Once customers approve drawings and put down a deposit, the clients are free to choose the materials. Given Heritage’s vast selection of wood, all of it with a story, settling on materials is often the hardest part, Krauklis says.
The offices, warehouse and the workshop are located at Heritage North, a farm that lies “through that field, around those woods, and through another field,” Hanson says, pointing out of one of Heritage South’s large windows.
When a project is finished, Heritage offers installation anywhere within a 75-mile radius of Lake Geneva.
Recognition and Rewards
At Heritage, involving the client in the creative process is important. Whether a kitchen table design or the choice of wood for a family room’s tongue-and-groove flooring, the goal is for a piece or project to represent the client.
“That was so much fun!” one client told Hanson and Krauklis when the project was complete.
It’s no wonder Heritage Beam and Board has gained a national reputation.
The small company has crafted a number of pieces, including a cocktail table for the outdoor living area, for a Marco Island project that was featured in Home & Design Magazine.
When call volume increases at Heritage, Hanson and Krauklis know that a rerun of House Hunters Renovation, featuring a custom table and bench the company built for a Chicago home, has just aired on HGTV. The episode serves as an electronic referral, and as Krauklis says, “referrals are our rewards.”

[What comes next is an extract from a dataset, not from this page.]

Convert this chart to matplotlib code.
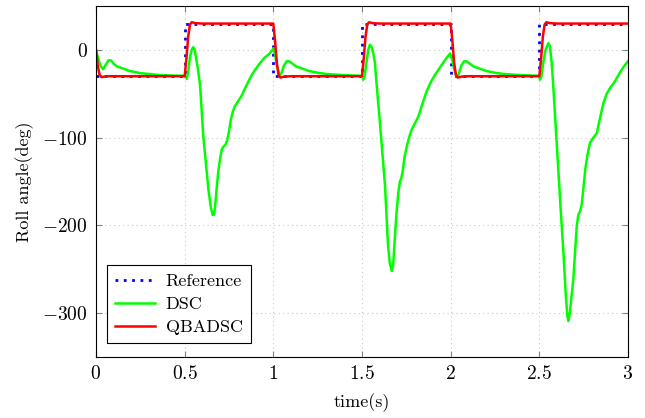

Of course, there are other places to see Heritage Beam and Board’s completed projects. The company’s newly updated website features a portfolio of furniture pieces and larger installs, including bars, ceiling beams and full wood ceilings.
With a visit to the French Country Inn on Lake Como, prospective customers can also see the booths, copper bar tops, salvaged maple floors and ceiling that Heritage created. Krauklis says that the company was also “highly involved in choosing the fixtures, wallpaper and window treatments.”
In the future, Hanson and Krauklis hope to do more customized design builds and interiors.
“We’re pushed by our clients to do new things,” Hanson says. New things that, as Krauklis adds, they are “not afraid to tackle.”